Configure LLM Performance

  • concept
    +
    The Capella Model Service offers options to tweak the performance of your LLM.

    The following performance settings are available when deploying a Large Language Model (LLM):

    Quantization

    Quantization is a technique used to reduce the model size and improve inference speed by representing the model weights with lower precision. You can decrease the memory footprint of the model and speed up response times, making it more efficient for real-time applications. This is useful for deploying LLMs in resource-constrained environments. However, quantization can cause decreased model accuracy, so it’s important to test if it works well for your specific application and use case.

    Considerations

    When choosing to apply quantization to your LLM, consider the following factors:

    Performance Needs

    If your application requires low latency and fast response times, quantization can help achieve these goals by speeding up inference.

    Accuracy Requirements

    If your application demands high accuracy and precision, be cautious with quantization as it may introduce some loss in model performance.

    Resource Constraints

    If you’re deploying the model using limited computational resources or memory, quantization can help reduce the resource requirements.

    You cannot customize the quantization settings on all LLMs available through the Model Service.

    Optimization Profiles

    Tune the performance of your LLM by adjusting various parameters such as batch size, sequence length, and hardware acceleration options all at once by choosing an optimization profile. By selecting the appropriate optimization profile, you can balance between latency and throughput for your specific use case.

    The following optimization profiles are available:

    Latency

    Minimizes time to first token (TTFT) and inter-token latency (ITL) — the time between generating successive tokens. This profile is ideal for real-time applications where immediate responses are critical, such as chatbots, interactive assistants, or live customer support systems.

    Throughput

    Maximizes the aggregate number of output tokens generated per second across all concurrent requests. This profile focuses on overall throughput rather than per-request speed.

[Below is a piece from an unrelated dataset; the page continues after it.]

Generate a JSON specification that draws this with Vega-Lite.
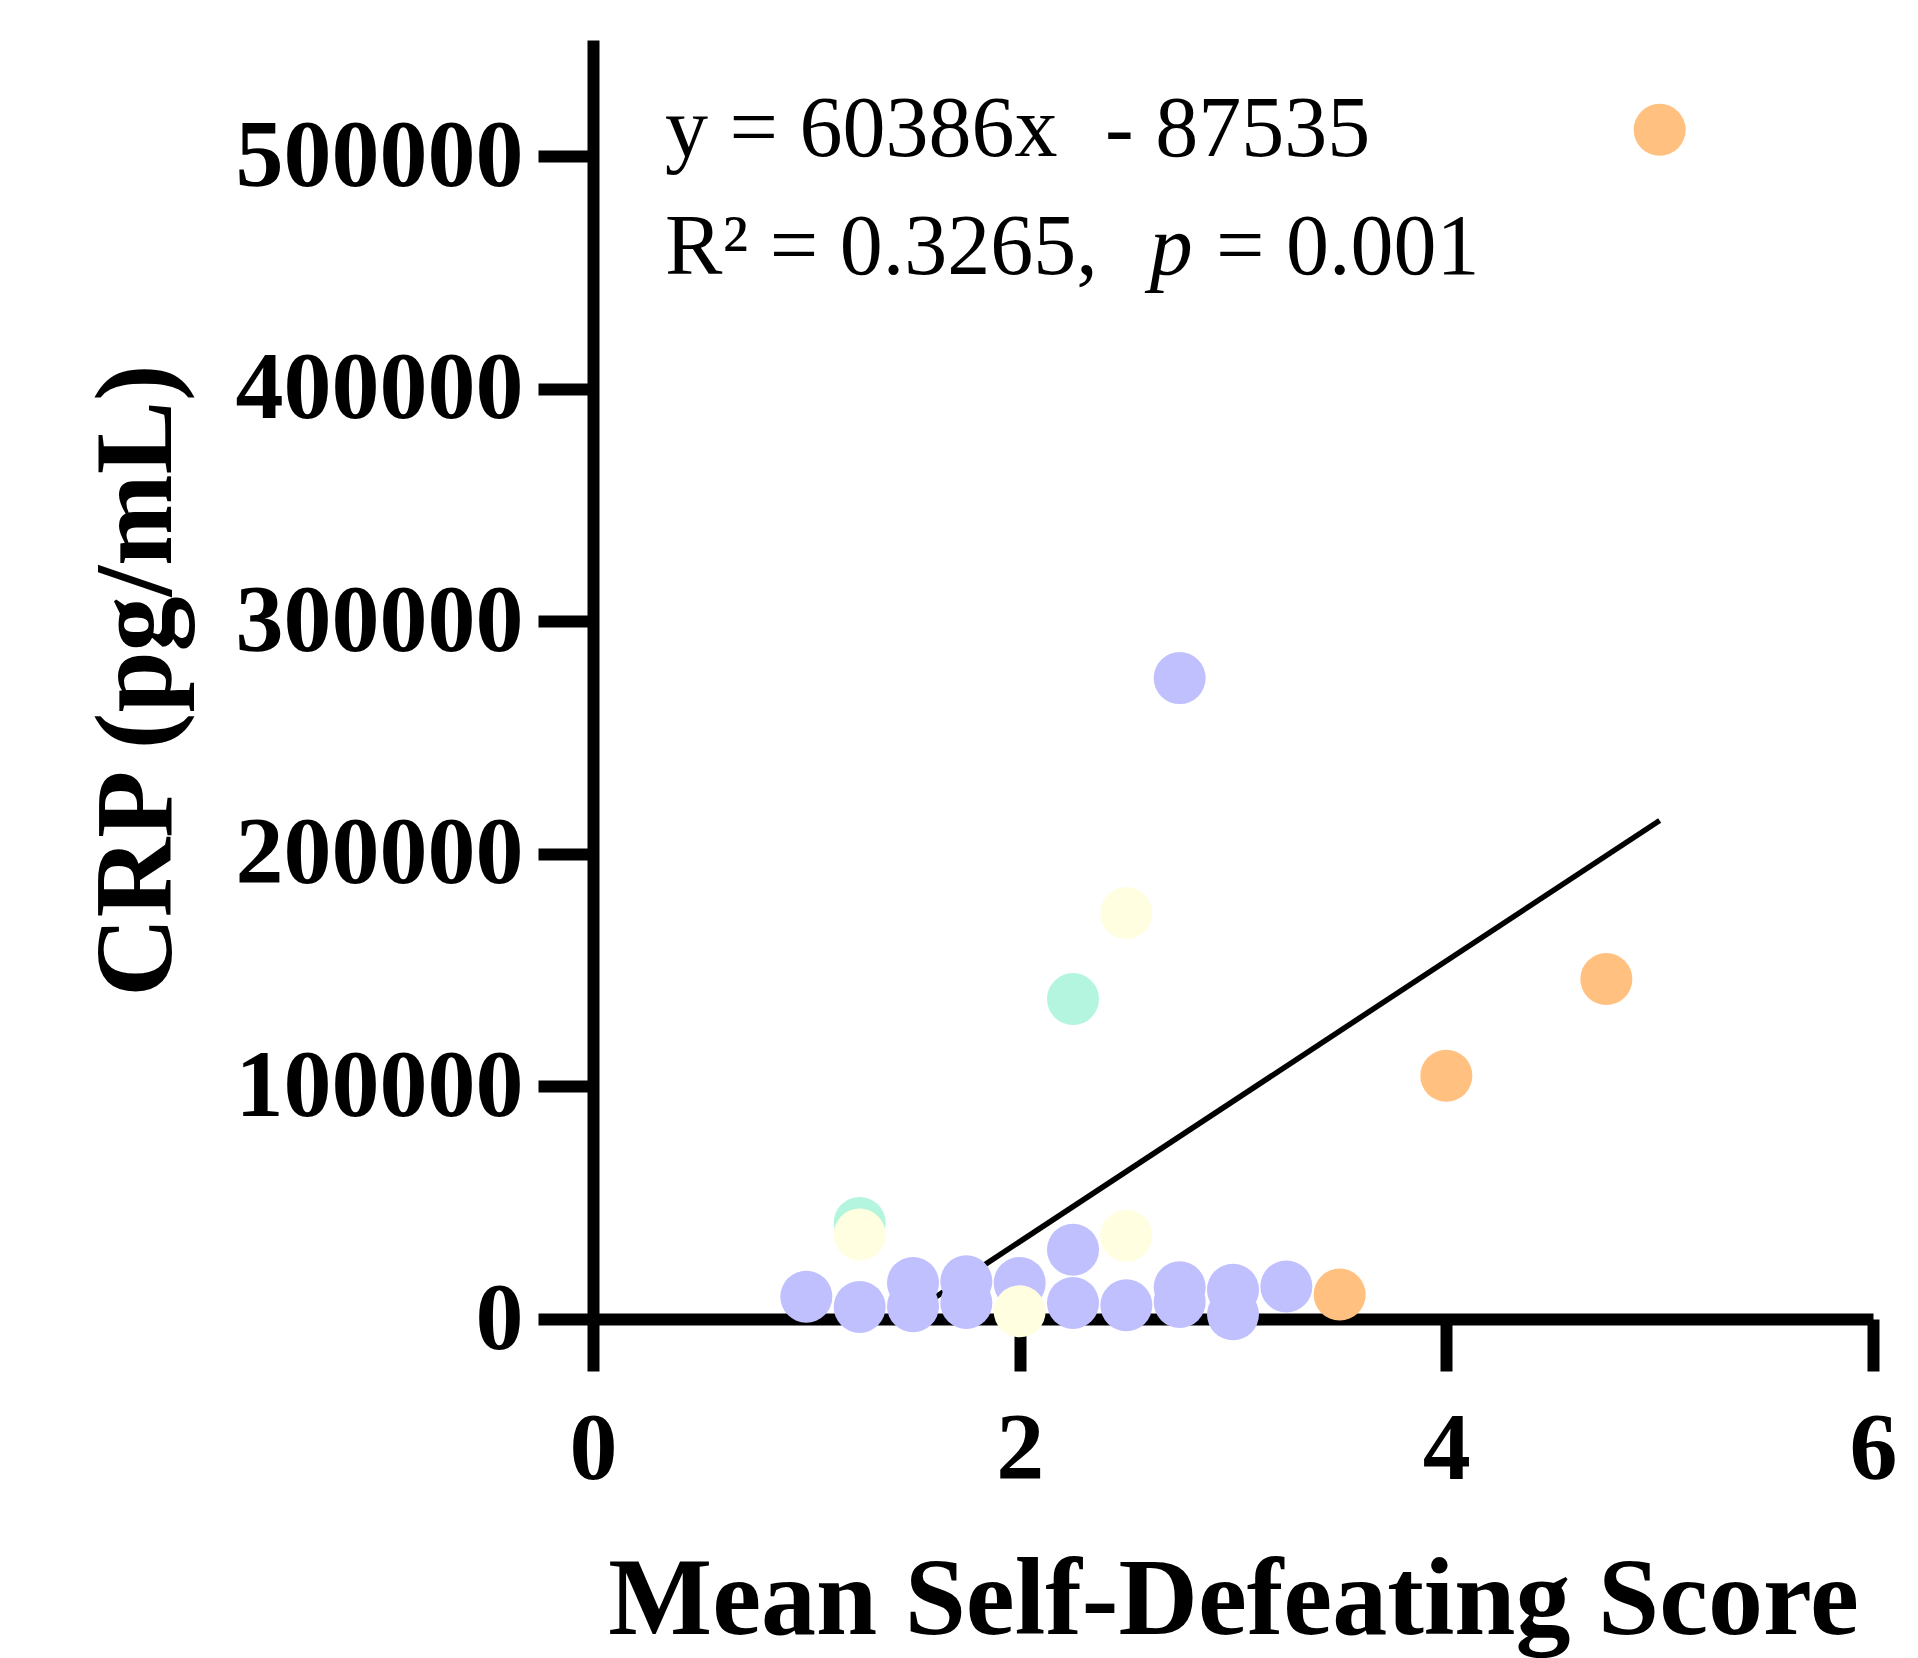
{
  "$schema": "https://vega.github.io/schema/vega-lite/v6.json",
  "width": 1280,
  "height": 1279,
  "autosize": {"type": "pad"},
  "padding": {"left": 82, "top": 40, "right": 5, "bottom": 5},
  "background": "white",
  "config": {"view": {"stroke": null}, "font": "Liberation Serif"},
  "datasets": {
    "points": [
      {"x": 1.0, "y": 9600, "group": "purple"},
      {"x": 1.25, "y": 5200, "group": "purple"},
      {"x": 1.5, "y": 15500, "group": "purple"},
      {"x": 1.5, "y": 5500, "group": "purple"},
      {"x": 1.75, "y": 16200, "group": "purple"},
      {"x": 1.75, "y": 6900, "group": "purple"},
      {"x": 2.0, "y": 15500, "group": "purple"},
      {"x": 2.25, "y": 29800, "group": "purple"},
      {"x": 2.25, "y": 6900, "group": "purple"},
      {"x": 2.5, "y": 5900, "group": "purple"},
      {"x": 2.75, "y": 275600, "group": "purple"},
      {"x": 2.75, "y": 13600, "group": "purple"},
      {"x": 2.75, "y": 7300, "group": "purple"},
      {"x": 3.0, "y": 12600, "group": "purple"},
      {"x": 3.0, "y": 2000, "group": "purple"},
      {"x": 3.25, "y": 14000, "group": "purple"},
      {"x": 1.25, "y": 41300, "group": "green"},
      {"x": 2.25, "y": 137600, "group": "green"},
      {"x": 1.25, "y": 36300, "group": "yellow"},
      {"x": 2.0, "y": 3300, "group": "yellow"},
      {"x": 2.5, "y": 35800, "group": "yellow"},
      {"x": 2.5, "y": 174600, "group": "yellow"},
      {"x": 3.5, "y": 10500, "group": "orange"},
      {"x": 4.0, "y": 104600, "group": "orange"},
      {"x": 4.75, "y": 146200, "group": "orange"},
      {"x": 5.0, "y": 511400, "group": "orange"}
    ],
    "fit": [
      {"x": 1.4496, "y": 0},
      {"x": 5.0, "y": 214395}
    ],
    "eq": [
      {"x": 0.338, "y": 500200, "text": "y = 60386x"},
      {"x": 2.40, "y": 500200, "text": "- 87535"},
      {"x": 0.338, "y": 449500, "text": "R² = 0.3265,"},
      {"x": 2.92, "y": 449500, "text": "= 0.001"}
    ],
    "eqItalic": [
      {"x": 2.61, "y": 449500, "text": "p"}
    ]
  },
  "encoding": {
    "x": {
      "field": "x",
      "type": "quantitative",
      "scale": {"domain": [0, 6], "nice": false, "zero": false},
      "axis": {
        "values": [0, 2, 4, 6],
        "title": "Mean Self-Defeating Score",
        "titleFont": "Liberation Serif",
        "titleFontSize": 110,
        "titleFontWeight": "bold",
        "titleColor": "black",
        "titlePadding": 49,
        "labelFont": "Liberation Serif",
        "labelFontSize": 96,
        "labelFontWeight": "bold",
        "labelColor": "black",
        "labelPadding": 31,
        "labelFlush": false,
        "labelOverlap": false,
        "labelLimit": 1000,
        "tickSize": 52,
        "tickWidth": 12,
        "tickColor": "black",
        "domainWidth": 12,
        "domainColor": "black",
        "grid": false
      }
    },
    "y": {
      "field": "y",
      "type": "quantitative",
      "scale": {"domain": [0, 550000], "nice": false},
      "axis": {
        "values": [0, 100000, 200000, 300000, 400000, 500000],
        "format": "d",
        "title": "CRP (pg/mL)",
        "titleFont": "Liberation Serif",
        "titleFontSize": 110,
        "titleFontWeight": "bold",
        "titleColor": "black",
        "titleX": -400,
        "titleY": 640,
        "titleAngle": 270,
        "titleAlign": "center",
        "titleBaseline": "bottom",
        "titleLimit": 2000,
        "labelFont": "Liberation Serif",
        "labelFontSize": 96,
        "labelFontWeight": "bold",
        "labelColor": "black",
        "labelPadding": 15,
        "labelFlush": false,
        "labelOverlap": false,
        "labelLimit": 1000,
        "tickSize": 55,
        "tickWidth": 12,
        "tickColor": "black",
        "domainWidth": 12,
        "domainColor": "black",
        "grid": false
      }
    }
  },
  "layer": [
    {
      "data": {"name": "fit"},
      "mark": {"type": "line", "color": "black", "strokeWidth": 5.5}
    },
    {
      "data": {"name": "points"},
      "mark": {"type": "point", "filled": true, "opacity": 1, "size": 2704, "shape": "circle"},
      "encoding": {
        "color": {
          "field": "group",
          "type": "nominal",
          "scale": {"domain": ["purple", "green", "yellow", "orange"], "range": ["#C0C0FF", "#B3F5DE", "#FFFEE0", "#FFC080"]},
          "legend": null
        }
      }
    },
    {
      "data": {"name": "eq"},
      "mark": {"type": "text", "align": "left", "baseline": "alphabetic", "font": "Liberation Serif", "fontSize": 86, "color": "black"},
      "encoding": {"text": {"field": "text", "type": "nominal"}}
    },
    {
      "data": {"name": "eqItalic"},
      "mark": {"type": "text", "align": "left", "baseline": "alphabetic", "font": "Liberation Serif", "fontSize": 86, "fontStyle": "italic", "color": "black"},
      "encoding": {"text": {"field": "text", "type": "nominal"}}
    }
  ]
}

It’s ideal for batch processing tasks, bulk content generation, or scenarios where processing multiple requests efficiently is more important than immediate responses to individual requests.

    Considerations

    When choosing an optimization profile for your LLM, consider the following factors:

    Use Case

    The specific requirements of your application influence the ideal optimization profile. For example, real-time applications may prioritize low latency, while batch processing tasks may need high throughput.

    Expected Load

    Consider your expected request patterns. High-frequency, single-user interactions benefit from latency optimization, while high-volume, multi-user scenarios may benefit from throughput optimization.

    You cannot customize the optimization profiles on all LLMs available through the Model Service.